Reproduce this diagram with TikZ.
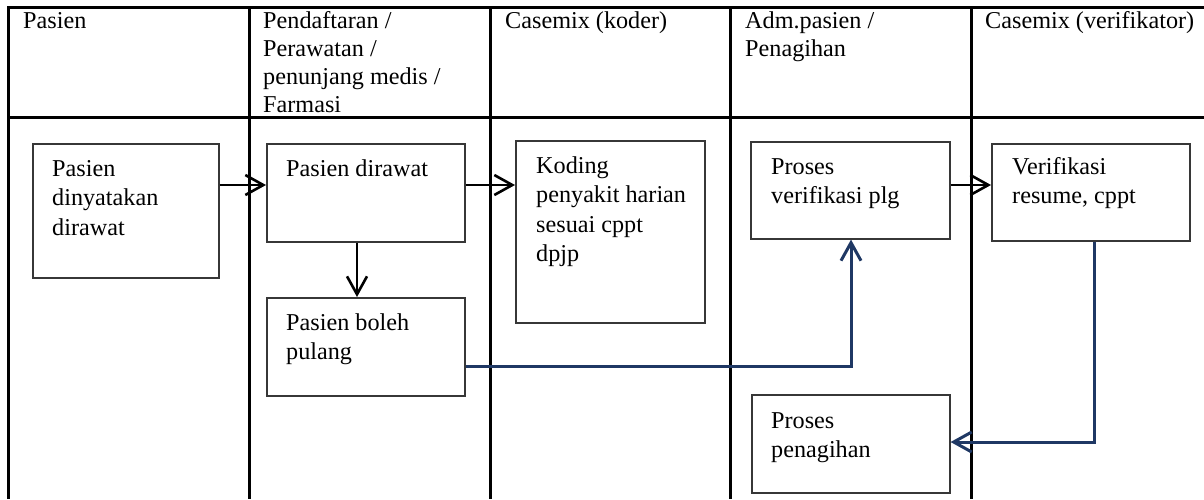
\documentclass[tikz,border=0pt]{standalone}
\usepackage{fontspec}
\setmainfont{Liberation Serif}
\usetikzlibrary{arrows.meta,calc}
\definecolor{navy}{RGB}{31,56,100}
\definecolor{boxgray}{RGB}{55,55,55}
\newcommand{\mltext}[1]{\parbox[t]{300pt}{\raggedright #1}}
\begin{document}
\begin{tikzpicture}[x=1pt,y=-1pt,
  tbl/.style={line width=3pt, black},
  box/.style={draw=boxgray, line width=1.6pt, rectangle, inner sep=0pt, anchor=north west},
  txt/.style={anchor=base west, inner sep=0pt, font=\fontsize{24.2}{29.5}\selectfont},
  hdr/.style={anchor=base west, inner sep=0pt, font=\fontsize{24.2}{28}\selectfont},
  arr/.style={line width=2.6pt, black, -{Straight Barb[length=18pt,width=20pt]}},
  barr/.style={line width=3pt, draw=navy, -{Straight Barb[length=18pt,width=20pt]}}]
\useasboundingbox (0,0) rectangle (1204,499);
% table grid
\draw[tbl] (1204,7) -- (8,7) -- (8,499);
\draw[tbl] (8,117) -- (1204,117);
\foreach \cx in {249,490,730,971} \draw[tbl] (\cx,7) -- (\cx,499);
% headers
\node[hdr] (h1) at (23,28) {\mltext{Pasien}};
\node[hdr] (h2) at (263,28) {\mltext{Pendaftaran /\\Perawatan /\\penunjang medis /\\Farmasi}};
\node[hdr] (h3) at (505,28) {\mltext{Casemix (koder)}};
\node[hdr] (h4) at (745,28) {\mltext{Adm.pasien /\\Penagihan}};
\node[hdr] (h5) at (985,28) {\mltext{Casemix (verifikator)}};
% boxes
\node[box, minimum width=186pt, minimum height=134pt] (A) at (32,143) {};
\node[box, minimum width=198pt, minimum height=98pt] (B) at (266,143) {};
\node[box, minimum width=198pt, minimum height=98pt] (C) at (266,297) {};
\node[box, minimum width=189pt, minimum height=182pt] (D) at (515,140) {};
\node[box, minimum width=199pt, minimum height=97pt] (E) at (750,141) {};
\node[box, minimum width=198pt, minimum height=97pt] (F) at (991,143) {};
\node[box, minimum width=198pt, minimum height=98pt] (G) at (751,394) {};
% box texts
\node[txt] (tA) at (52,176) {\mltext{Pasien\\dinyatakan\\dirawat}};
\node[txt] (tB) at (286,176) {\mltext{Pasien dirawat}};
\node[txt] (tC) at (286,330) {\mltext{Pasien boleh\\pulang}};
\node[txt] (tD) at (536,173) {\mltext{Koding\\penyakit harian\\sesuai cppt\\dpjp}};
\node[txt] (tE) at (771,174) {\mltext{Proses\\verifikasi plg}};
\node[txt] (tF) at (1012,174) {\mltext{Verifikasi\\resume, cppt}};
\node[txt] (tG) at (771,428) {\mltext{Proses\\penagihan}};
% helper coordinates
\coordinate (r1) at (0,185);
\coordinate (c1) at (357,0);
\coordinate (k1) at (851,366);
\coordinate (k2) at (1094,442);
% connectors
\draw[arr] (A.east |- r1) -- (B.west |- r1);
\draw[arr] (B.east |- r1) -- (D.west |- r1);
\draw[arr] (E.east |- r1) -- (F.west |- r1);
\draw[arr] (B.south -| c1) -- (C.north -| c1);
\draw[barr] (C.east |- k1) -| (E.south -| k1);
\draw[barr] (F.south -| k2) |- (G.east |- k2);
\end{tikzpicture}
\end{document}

_____

(AIM) Repeat the material above word for word, please, apart from its images.

(EXERCISE SOLUTION)
Reproduce this diagram with TikZ.
\documentclass[tikz,border=0pt]{standalone}
\usepackage{fontspec}
\setmainfont{Liberation Serif}
\usetikzlibrary{arrows.meta,calc}
\definecolor{navy}{RGB}{31,56,100}
\definecolor{boxgray}{RGB}{55,55,55}
\newcommand{\mltext}[1]{\parbox[t]{300pt}{\raggedright #1}}
\begin{document}
\begin{tikzpicture}[x=1pt,y=-1pt,
  tbl/.style={line width=3pt, black},
  box/.style={draw=boxgray, line width=1.6pt, rectangle, inner sep=0pt, anchor=north west},
  txt/.style={anchor=base west, inner sep=0pt, font=\fontsize{24.2}{29.5}\selectfont},
  hdr/.style={anchor=base west, inner sep=0pt, font=\fontsize{24.2}{28}\selectfont},
  arr/.style={line width=2.6pt, black, -{Straight Barb[length=18pt,width=20pt]}},
  barr/.style={line width=3pt, draw=navy, -{Straight Barb[length=18pt,width=20pt]}}]
\useasboundingbox (0,0) rectangle (1204,499);
% table grid
\draw[tbl] (1204,7) -- (8,7) -- (8,499);
\draw[tbl] (8,117) -- (1204,117);
\foreach \cx in {249,490,730,971} \draw[tbl] (\cx,7) -- (\cx,499);
% headers
\node[hdr] (h1) at (23,28) {\mltext{Pasien}};
\node[hdr] (h2) at (263,28) {\mltext{Pendaftaran /\\Perawatan /\\penunjang medis /\\Farmasi}};
\node[hdr] (h3) at (505,28) {\mltext{Casemix (koder)}};
\node[hdr] (h4) at (745,28) {\mltext{Adm.pasien /\\Penagihan}};
\node[hdr] (h5) at (985,28) {\mltext{Casemix (verifikator)}};
% boxes
\node[box, minimum width=186pt, minimum height=134pt] (A) at (32,143) {};
\node[box, minimum width=198pt, minimum height=98pt] (B) at (266,143) {};
\node[box, minimum width=198pt, minimum height=98pt] (C) at (266,297) {};
\node[box, minimum width=189pt, minimum height=182pt] (D) at (515,140) {};
\node[box, minimum width=199pt, minimum height=97pt] (E) at (750,141) {};
\node[box, minimum width=198pt, minimum height=97pt] (F) at (991,143) {};
\node[box, minimum width=198pt, minimum height=98pt] (G) at (751,394) {};
% box texts
\node[txt] (tA) at (52,176) {\mltext{Pasien\\dinyatakan\\dirawat}};
\node[txt] (tB) at (286,176) {\mltext{Pasien dirawat}};
\node[txt] (tC) at (286,330) {\mltext{Pasien boleh\\pulang}};
\node[txt] (tD) at (536,173) {\mltext{Koding\\penyakit harian\\sesuai cppt\\dpjp}};
\node[txt] (tE) at (771,174) {\mltext{Proses\\verifikasi plg}};
\node[txt] (tF) at (1012,174) {\mltext{Verifikasi\\resume, cppt}};
\node[txt] (tG) at (771,428) {\mltext{Proses\\penagihan}};
% helper coordinates
\coordinate (r1) at (0,185);
\coordinate (c1) at (357,0);
\coordinate (k1) at (851,366);
\coordinate (k2) at (1094,442);
% connectors
\draw[arr] (A.east |- r1) -- (B.west |- r1);
\draw[arr] (B.east |- r1) -- (D.west |- r1);
\draw[arr] (E.east |- r1) -- (F.west |- r1);
\draw[arr] (B.south -| c1) -- (C.north -| c1);
\draw[barr] (C.east |- k1) -| (E.south -| k1);
\draw[barr] (F.south -| k2) |- (G.east |- k2);
\end{tikzpicture}
\end{document}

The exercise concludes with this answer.